While long-maturity hybrids tended to have increased yields, long-maturity hybrids also had the highest grain moistures in autumn and lowest test weights in autumn and spring. Grain moisture in autumn for the long-maturity hybrid was greater than both the early-and full-maturity hybrids with 22.0% and 22.4% at the Belmont and Ridgetown locations, respectively ( Table 4). Compared to the grain harvested in autumn, grain moistures of overwintered corn were quite low, ranging from 12.1% to 13.7% in spring, regardless of hybrid maturity or location (Table 4), consistent with a comparable study [9]. Corn grain with higher moisture is often associated with lower test weight at harvest [9]. In the current study, early-and full-maturity hybrids consistently produced grain with greater test weights than long-maturity hybrids regardless of harvest timing. For example, at the Belmont locations, grain from long-maturity hybrids had test weights of 69.6 and 68.1 kg•hL −1 for the harvests in autumn and spring, respectively ( Table 4). In a Wisconsin study, similarly low test weights were reported for overwintered corn [9]. However, contrary to that study, grain test weights in spring increased as maturity decreased, especially for the full-maturity hybrid at the Ridgetown locations ( Table 4), indicating that grain quality was preserved.

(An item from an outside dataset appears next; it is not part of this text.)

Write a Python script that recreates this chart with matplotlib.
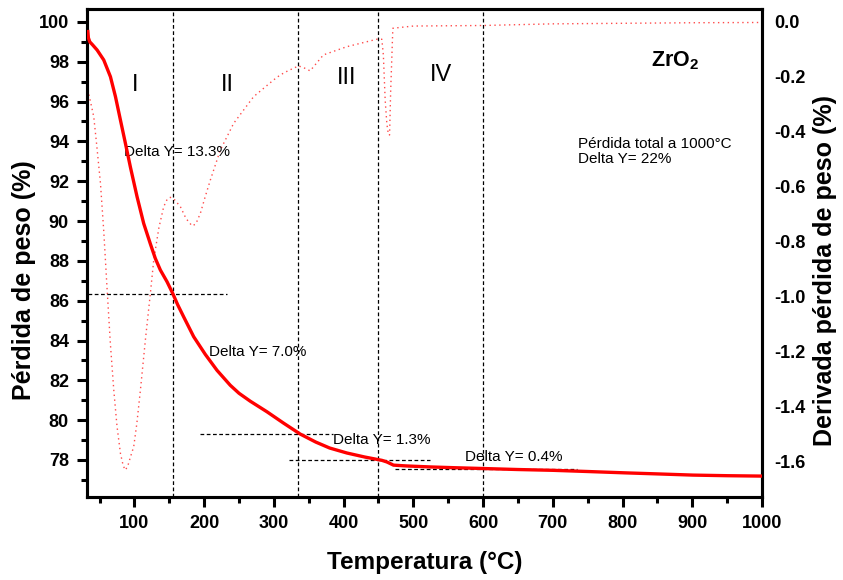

Full-and long-maturity hybrids maintained greater green leaf area percentages (stay-green) in September and generally had lower lodging percentages in spring. As would be expected, at both the Belmont and Ridgetown locations, stay-green increased with increasing maturity, with as much as 19% of the leaf area remaining green for the long-maturity hybrid in September at Ridgetown ( Table 4). While stay-green responded similarly to hybrid maturity, the overall lodging percentages differed between the Belmont and Ridgetown locations and among the hybrids within locations. For example, spring lodging percentages ranged from 50.5% to 62.9% at the Belmont locations and 25.1% to 32.4% at the Ridgetown locations ( Table 4), consistent with a study that showed that hybrids can exhibit a lower level of lodging (39%) at one location and a higher level (60% to 65%) at another during a delayed harvest [7]. Within locations, lodging tended to be greater for the early-maturity hybrid and the full-and long-maturity hybrid had the lowest lodging percentage at the Ridgetown and Belmont locations, respectively ( Table 4).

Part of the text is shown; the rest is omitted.